Clayton Pond’s “Capital Ideas” suite is a collection of seven serigraphs that Pond created during the spring, summer, and fall of 1974. Pond was one of the early artists to settle in the SoHo area of New York City, living in his Greene Street studio from 1969 to 1995. He watched as the area changed from a low-rent warehouse district to a dynamic center of the arts. What remained unchanged over those decades was the 100-year-old architecture of SoHo’s cast iron facades. Pond commemorated the beauty of the cast iron architectural details—enhancing them in his colorful way, of course. Every one of the images in the suite is from what Pond could see from the front windows and fire escape of his studio.

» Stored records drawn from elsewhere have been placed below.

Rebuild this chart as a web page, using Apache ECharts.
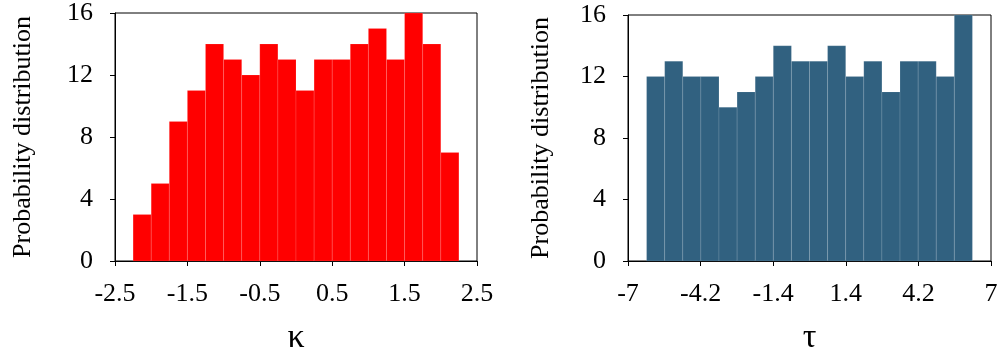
<!DOCTYPE html>
<html>
<head>
<meta charset="utf-8">
<script src="https://cdn.jsdelivr.net/npm/echarts@6/dist/echarts.min.js"></script>
<style>
html,body{margin:0;padding:0;background:#fff;}
#c{width:1001px;height:360px;}
</style>
</head>
<body>
<div id="c"></div>
<script>
// ---- data ----
const kappaBinEdges = [-2.25,-2.0,-1.75,-1.5,-1.25,-1.0,-0.75,-0.5,-0.25,0,0.25,0.5,0.75,1.0,1.25,1.5,1.75,2.0,2.25];
const kappaCounts   = [3,5,9,11,14,13,12,14,13,11,13,13,14,15,13,16,14,7];
const tauBinEdges   = [-6.283,-5.585,-4.887,-4.189,-3.491,-2.793,-2.094,-1.396,-0.698,0,0.698,1.396,2.094,2.793,3.491,4.189,4.887,5.585,6.283];
const tauCounts     = [12,13,12,12,10,11,12,14,13,13,14,12,13,11,13,13,12,16];
const kappaTicks = {min:-2.5, max:2.5, interval:1};
const tauTicks   = {min:-7, max:7, interval:2.8};
const yTicks     = {min:0, max:16, interval:4};
const yName = 'Probability distribution';
const xNames = ['κ','τ'];

const FONT = "'Liberation Serif','Times New Roman',serif";
const colors = ['#ff0000','#316180'];

function binsData(edges, counts){
  return counts.map((c,i)=>[edges[i], edges[i+1], c]);
}
function fmt(v){ return String(+(+v).toFixed(1)); }

function renderHist(color){
  return function(params, api){
    const x0 = api.value(0), x1 = api.value(1), y = api.value(2);
    const p0 = api.coord([x0, y]);
    const p1 = api.coord([x1, 0]);
    return {
      type:'rect',
      shape:{x:p0[0], y:p0[1], width:p1[0]-p0[0], height:p1[1]-p0[1]},
      style:{fill:color, stroke:'rgba(255,255,255,0.2)', lineWidth:0.6}
    };
  };
}

function xAxis(idx, t, name){
  return {
    type:'value', gridIndex:idx, min:t.min, max:t.max, interval:t.interval,
    name:name, nameLocation:'middle', nameGap:60,
    nameTextStyle:{fontFamily:FONT, fontSize:34, color:'#000'},
    axisLine:{show:true, onZero:false, lineStyle:{color:'#000', width:1}},
    axisTick:{show:true, inside:false, length:5, lineStyle:{color:'#000'}},
    axisLabel:{fontFamily:FONT, fontSize:26, color:'#000', margin:20, formatter:fmt, showMinLabel:true, showMaxLabel:true},
    splitLine:{show:false}
  };
}
function yAxis(idx, gap){
  return {
    type:'value', gridIndex:idx, min:yTicks.min, max:yTicks.max, interval:yTicks.interval,
    name:yName, nameLocation:'middle', nameGap:gap,
    nameTextStyle:{fontFamily:FONT, fontSize:26, color:'#000'},
    axisLine:{show:true, onZero:false, lineStyle:{color:'#000', width:1}},
    axisTick:{show:true, inside:false, length:5, lineStyle:{color:'#000'}},
    axisLabel:{fontFamily:FONT, fontSize:26, color:'#000', margin:22},
    splitLine:{show:false}
  };
}

const chart = echarts.init(document.getElementById('c'), null, {renderer:'canvas'});
chart.setOption({
  backgroundColor:'#fff',
  animation:false,
  grid:[
    {left:115, top:13, width:362, height:249, show:true, borderColor:'#000', borderWidth:1, containLabel:false},
    {left:628, top:15, width:363, height:248, show:true, borderColor:'#000', borderWidth:1, containLabel:false}
  ],
  xAxis:[xAxis(0, kappaTicks, xNames[0]), xAxis(1, tauTicks, xNames[1])],
  yAxis:[yAxis(0, 79), yAxis(1, 74)],
  series:[
    {type:'custom', xAxisIndex:0, yAxisIndex:0, renderItem:renderHist(colors[0]),
     encode:{x:[0,1], y:2}, data:binsData(kappaBinEdges, kappaCounts)},
    {type:'custom', xAxisIndex:1, yAxisIndex:1, renderItem:renderHist(colors[1]),
     encode:{x:[0,1], y:2}, data:binsData(tauBinEdges, tauCounts)}
  ]
});
</script>
</body>
</html>
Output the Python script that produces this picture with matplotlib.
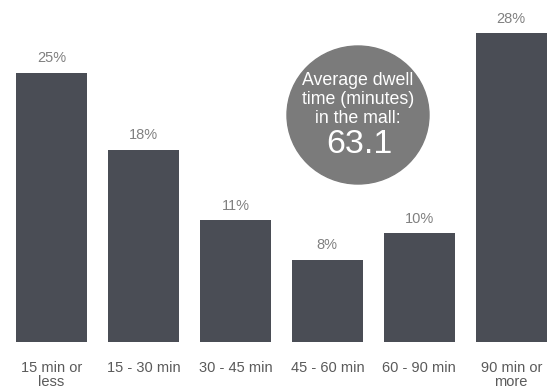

Pond’s dry sense of humor is evident in the titles of these elegant prints. Very few of the cast iron columns in the SoHo district are classic Greek—Doric, Ionic, or Corinthian. Almost all of them are bastardized combinations of styles and elements. As the architects of these buildings took liberties so, too, did Pond when he invented his ridiculous Latin-sounding but entirely made-up descriptive names—like the title of this work!
Pond famously printed most of his own work, but the time consumed by his commissions, as they increased in the 1970s, left him inadequate time so he brought in Robert Blanton, himself a printmaking legend, to take over the printmaking, in 1978. This series, though, made during 1974, likely was made by Pond’s own hand.
The subject of this print is the cast iron façade of the artist’s third floor studio. There are six other works in the suite.